Leftist surge pushes Ecuador presidential race toward run-off in April
Ecuador’s conservative incumbent Daniel Noboa led leftist Luisa González by less than 1 per cent in close race

Incumbent President Daniel Noboa clutched onto a razor-thin lead in violence-hit Ecuador’s election on Sunday, after a stronger-than-expected challenge from a leftist rival who looked set to force a second-round run-off.
With about 90 per cent of the ballots counted, Noboa had garnered 44.4 per cent of the vote and rival Luisa González was on 43.9 per cent, official results showed.

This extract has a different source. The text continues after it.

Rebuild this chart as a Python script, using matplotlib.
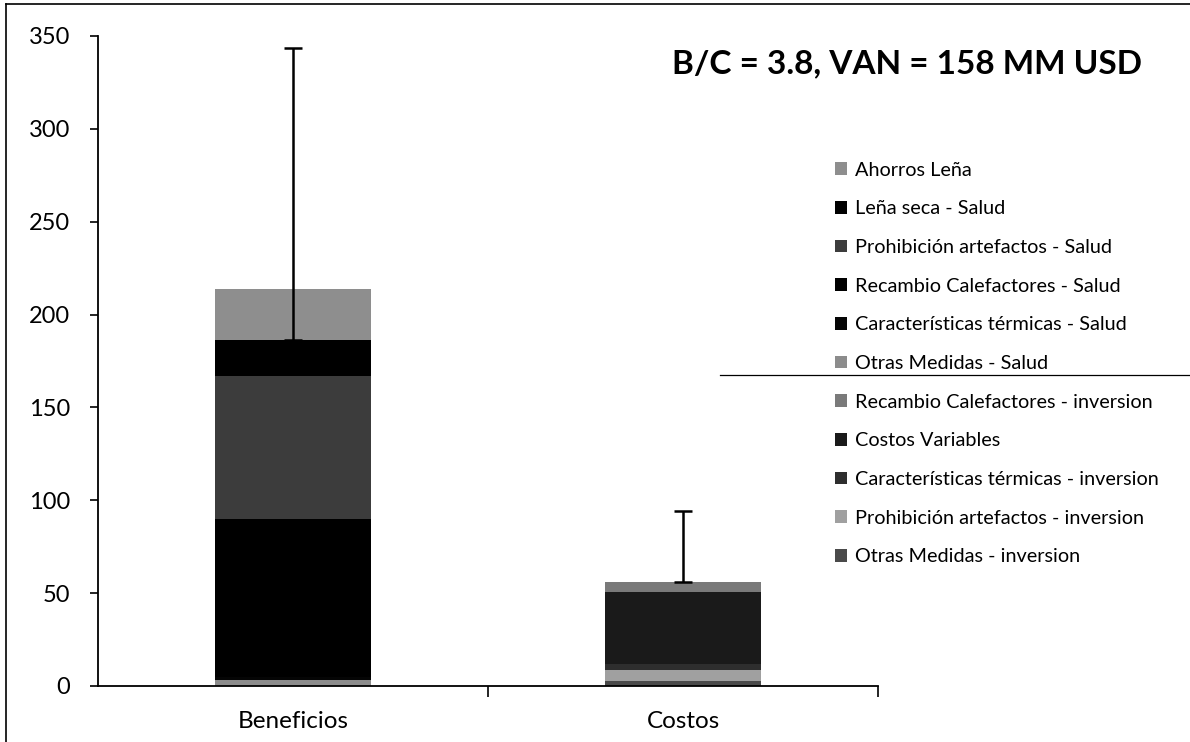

Breaking his silence on the result, which came despite pre-election polls giving him a strong lead, Noboa said in a statement: “We won the first round over all the parties of Old Ecuador” – a reference to Gonzalez’s mentor, long-serving ex-socialist president Rafael Correa.
González, a 47-year-old single mother of two, told elated supporters in Quito that they had achieved a “great victory” by forcing what she called a “statistical tie”.
“We have won,” she claimed.

The telegenic lawyer-turned-lawmaker had trailed heavily in pre-election surveys. Some exit polls had even predicted that Noboa would garner the 50 per cent of votes needed to avoid a head-to-head contest in April.